# Task to complete
Find all the lines with "chart" and gather them.

# Data block
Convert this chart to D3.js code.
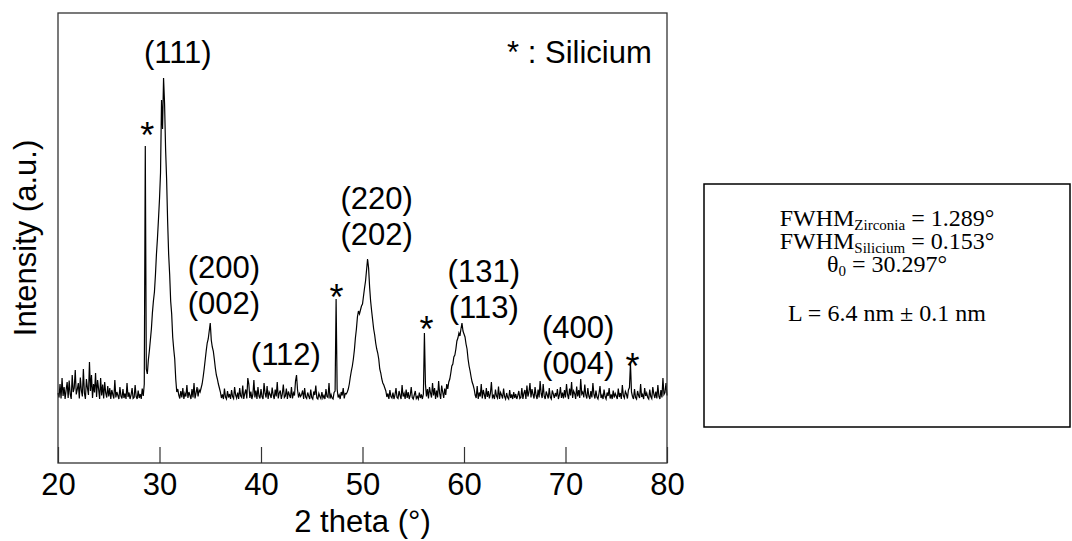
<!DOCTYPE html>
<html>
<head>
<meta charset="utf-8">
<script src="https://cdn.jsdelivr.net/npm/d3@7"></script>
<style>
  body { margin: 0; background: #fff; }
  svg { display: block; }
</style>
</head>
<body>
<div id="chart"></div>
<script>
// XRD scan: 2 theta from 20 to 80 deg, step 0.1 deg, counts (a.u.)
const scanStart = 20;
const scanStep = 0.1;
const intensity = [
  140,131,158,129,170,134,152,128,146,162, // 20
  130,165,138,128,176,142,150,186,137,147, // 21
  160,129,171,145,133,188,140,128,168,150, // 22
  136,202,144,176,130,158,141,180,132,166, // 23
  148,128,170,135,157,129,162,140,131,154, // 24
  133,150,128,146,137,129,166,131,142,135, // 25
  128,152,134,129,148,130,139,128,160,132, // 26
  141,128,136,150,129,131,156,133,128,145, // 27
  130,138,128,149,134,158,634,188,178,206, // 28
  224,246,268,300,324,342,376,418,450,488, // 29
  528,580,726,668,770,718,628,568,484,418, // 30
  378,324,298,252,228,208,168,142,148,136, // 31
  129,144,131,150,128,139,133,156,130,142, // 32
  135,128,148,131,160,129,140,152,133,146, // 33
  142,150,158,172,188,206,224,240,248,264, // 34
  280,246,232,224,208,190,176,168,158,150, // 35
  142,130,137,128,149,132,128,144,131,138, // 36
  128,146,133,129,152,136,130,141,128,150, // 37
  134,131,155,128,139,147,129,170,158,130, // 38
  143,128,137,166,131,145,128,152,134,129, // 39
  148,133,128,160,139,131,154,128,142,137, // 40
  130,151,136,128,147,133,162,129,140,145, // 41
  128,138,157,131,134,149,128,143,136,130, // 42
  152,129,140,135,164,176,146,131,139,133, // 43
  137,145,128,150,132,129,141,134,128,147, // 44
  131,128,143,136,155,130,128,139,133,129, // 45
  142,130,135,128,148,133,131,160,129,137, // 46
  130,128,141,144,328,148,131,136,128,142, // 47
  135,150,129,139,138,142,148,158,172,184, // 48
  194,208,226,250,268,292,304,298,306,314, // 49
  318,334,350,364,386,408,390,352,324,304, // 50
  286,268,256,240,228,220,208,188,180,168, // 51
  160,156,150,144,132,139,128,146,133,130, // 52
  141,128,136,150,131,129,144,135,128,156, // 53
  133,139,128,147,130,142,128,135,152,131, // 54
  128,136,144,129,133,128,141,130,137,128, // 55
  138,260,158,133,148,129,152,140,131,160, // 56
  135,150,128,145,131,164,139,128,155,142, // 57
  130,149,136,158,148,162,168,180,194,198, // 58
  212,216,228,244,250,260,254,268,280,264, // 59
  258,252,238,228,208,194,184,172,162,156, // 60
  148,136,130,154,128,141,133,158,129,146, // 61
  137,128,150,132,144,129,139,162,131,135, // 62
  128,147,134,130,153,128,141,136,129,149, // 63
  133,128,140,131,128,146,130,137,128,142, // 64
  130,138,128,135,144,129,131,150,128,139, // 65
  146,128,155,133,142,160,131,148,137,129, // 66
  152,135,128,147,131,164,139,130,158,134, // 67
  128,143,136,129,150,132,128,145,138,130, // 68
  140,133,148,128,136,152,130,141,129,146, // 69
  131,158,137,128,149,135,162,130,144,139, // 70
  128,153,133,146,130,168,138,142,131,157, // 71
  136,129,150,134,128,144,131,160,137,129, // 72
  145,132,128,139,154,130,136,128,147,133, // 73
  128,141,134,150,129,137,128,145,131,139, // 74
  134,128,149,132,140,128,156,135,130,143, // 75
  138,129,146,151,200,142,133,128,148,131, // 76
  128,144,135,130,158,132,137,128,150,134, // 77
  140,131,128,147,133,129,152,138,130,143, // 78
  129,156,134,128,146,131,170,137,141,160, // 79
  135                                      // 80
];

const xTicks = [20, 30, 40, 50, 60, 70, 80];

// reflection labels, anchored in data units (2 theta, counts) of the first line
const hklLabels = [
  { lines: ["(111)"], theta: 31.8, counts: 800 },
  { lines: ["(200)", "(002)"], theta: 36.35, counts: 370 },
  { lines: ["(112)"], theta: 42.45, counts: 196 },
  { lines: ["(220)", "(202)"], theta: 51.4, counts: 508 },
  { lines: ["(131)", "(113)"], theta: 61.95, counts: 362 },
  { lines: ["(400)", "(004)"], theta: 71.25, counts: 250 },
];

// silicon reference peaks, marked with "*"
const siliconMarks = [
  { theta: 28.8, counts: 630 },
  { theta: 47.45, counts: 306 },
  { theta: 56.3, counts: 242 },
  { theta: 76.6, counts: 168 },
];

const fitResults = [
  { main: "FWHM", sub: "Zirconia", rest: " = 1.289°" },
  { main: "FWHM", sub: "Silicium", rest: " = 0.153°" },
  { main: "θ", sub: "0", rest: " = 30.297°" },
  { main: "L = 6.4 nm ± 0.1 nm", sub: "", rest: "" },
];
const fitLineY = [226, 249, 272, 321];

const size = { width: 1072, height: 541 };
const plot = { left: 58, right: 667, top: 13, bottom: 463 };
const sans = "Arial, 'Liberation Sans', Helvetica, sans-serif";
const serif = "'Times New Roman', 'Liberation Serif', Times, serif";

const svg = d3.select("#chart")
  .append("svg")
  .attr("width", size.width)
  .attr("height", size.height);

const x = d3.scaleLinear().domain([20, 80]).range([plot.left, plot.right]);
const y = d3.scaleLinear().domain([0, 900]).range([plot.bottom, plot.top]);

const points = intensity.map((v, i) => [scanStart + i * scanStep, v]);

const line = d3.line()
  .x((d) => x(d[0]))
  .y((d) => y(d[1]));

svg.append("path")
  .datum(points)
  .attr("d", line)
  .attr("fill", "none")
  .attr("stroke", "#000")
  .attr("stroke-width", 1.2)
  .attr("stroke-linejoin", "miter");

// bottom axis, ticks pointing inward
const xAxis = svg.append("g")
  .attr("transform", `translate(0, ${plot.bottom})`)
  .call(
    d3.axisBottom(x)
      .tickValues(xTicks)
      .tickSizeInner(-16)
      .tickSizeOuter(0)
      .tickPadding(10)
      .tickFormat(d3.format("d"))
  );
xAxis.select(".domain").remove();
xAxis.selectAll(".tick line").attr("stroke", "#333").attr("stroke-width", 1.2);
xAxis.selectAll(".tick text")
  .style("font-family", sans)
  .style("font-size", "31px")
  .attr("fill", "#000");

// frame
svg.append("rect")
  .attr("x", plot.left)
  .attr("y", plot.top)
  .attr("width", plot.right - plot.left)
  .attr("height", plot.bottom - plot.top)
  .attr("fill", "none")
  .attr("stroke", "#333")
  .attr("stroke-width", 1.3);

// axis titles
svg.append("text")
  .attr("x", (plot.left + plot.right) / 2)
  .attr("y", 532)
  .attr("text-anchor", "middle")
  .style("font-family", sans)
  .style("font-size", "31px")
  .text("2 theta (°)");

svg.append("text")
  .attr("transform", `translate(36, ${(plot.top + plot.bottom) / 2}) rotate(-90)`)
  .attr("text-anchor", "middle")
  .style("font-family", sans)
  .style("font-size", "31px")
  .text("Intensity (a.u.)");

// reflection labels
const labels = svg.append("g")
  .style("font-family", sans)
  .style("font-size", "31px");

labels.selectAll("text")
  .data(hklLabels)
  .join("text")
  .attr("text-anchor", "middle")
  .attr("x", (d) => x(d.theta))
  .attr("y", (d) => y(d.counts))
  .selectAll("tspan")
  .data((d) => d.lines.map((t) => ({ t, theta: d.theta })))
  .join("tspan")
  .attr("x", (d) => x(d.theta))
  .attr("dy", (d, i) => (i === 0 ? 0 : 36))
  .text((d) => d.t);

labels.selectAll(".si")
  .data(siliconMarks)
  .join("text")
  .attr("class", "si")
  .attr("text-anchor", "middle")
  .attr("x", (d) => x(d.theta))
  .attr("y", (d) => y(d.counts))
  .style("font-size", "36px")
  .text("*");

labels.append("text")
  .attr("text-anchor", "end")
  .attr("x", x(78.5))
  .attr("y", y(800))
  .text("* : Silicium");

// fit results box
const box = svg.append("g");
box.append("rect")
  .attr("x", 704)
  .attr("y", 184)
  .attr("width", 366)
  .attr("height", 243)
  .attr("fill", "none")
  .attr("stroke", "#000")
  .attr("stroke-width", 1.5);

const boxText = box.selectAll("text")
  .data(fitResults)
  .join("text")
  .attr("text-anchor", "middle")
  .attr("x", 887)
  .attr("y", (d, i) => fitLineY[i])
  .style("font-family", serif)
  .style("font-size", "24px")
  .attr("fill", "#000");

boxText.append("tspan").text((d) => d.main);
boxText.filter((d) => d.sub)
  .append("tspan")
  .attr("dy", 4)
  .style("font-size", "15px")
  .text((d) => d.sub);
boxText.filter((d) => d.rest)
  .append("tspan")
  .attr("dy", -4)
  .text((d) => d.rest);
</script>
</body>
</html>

# The reply
Convert this chart to D3.js code.
<div id="chart"></div>
const svg = d3.select("#chart")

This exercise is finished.